For many clients, this wording is strong because it is specific without becoming overcomplicated. It is clear enough for official review, readable enough for non-specialists, and professional enough for formal submissions.

Who this matters for most

This matters especially if you are submitting:

  • birth certificates
  • marriage certificates
  • divorce papers
  • passports and identity documents
  • bank statements
  • police certificates
  • court orders
  • academic transcripts
  • diplomas
  • employment letters
  • company documents

These are exactly the kinds of documents where a missing signature, weak declaration, or absent contact detail can turn a fast submission into a delayed one. If your deadline is tight, send your file today, and we will prepare a certified translation pack with the correct certificate wording for the intended use.

Final takeaway

The best certificate of accuracy wording in the UK is not the most complicated wording; it is the clearest wording. Keep it direct. Confirm the translation is true and accurate. Add the date. Add the full name. Add the signature. Add contact details that can actually be used. Then strengthen the pack with document identification, language pair, and credentials where appropriate. That is what turns a translation from “looks fine” into “ready to submit.”

FAQs

What is the correct certificate of accuracy wording UK authorities expect?

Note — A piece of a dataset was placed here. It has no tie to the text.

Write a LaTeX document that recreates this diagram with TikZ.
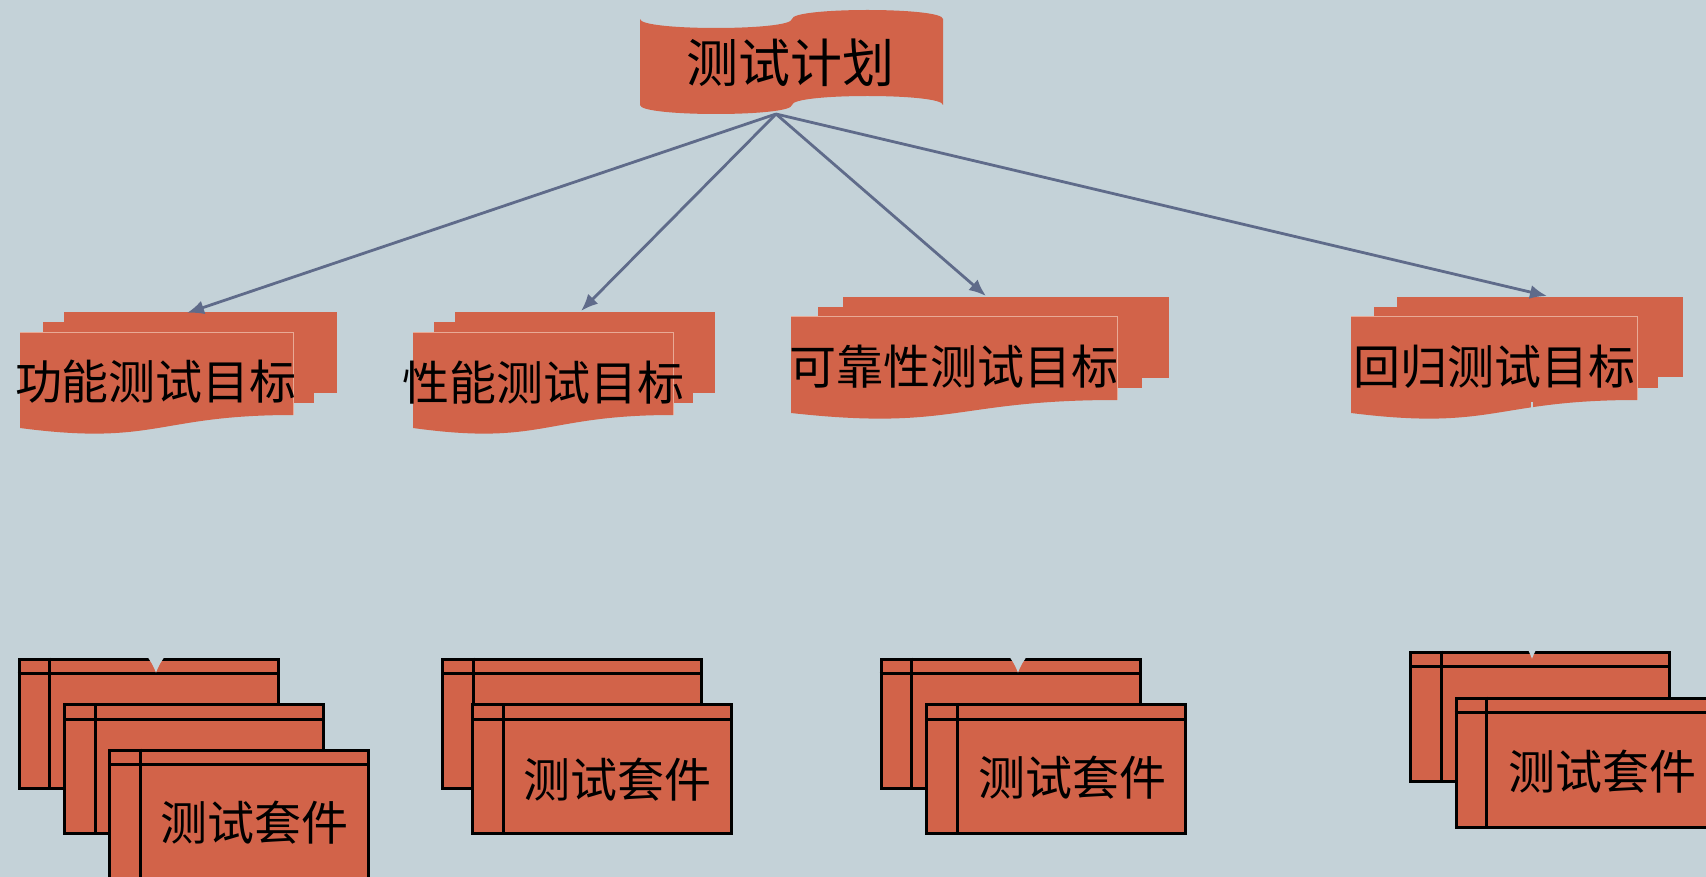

The safest wording is a clear declaration that the document is a true and accurate translation of the original, followed by the date, the translator’s or authorised representative’s full name, signature, and contact details. Adding the document name and language pair usually makes the certificate stronger.

Does a certificate of accuracy need a stamp in the UK?

A stamp can help presentation, but it should not replace the core wording, signature, date, and contact details. A proper declaration carries more weight than a stamp on its own.

Does the translator need to include qualifications or professional membership?

Not every submission asks for it, but including credentials is a sensible way to strengthen the certificate, especially for immigration, legal, and formal institutional use.

Can a translation company sign the certificate instead of the individual translator?

Yes, an authorised representative of the translation company can sign, provided the certificate clearly identifies the signatory and includes the company’s contact details.

Is a certificate of accuracy the same as notarisation?

No. A certificate of accuracy confirms the translation is accurate. Notarisation adds a notary’s involvement. They are different levels of document support and are not interchangeable.

Can I translate my own document and add a certificate of accuracy?

For official submissions, self-translation is risky and often rejected. A professional, independent translator or translation company is the safer option because the certificate must be credible, traceable, and acceptable to the receiving authority.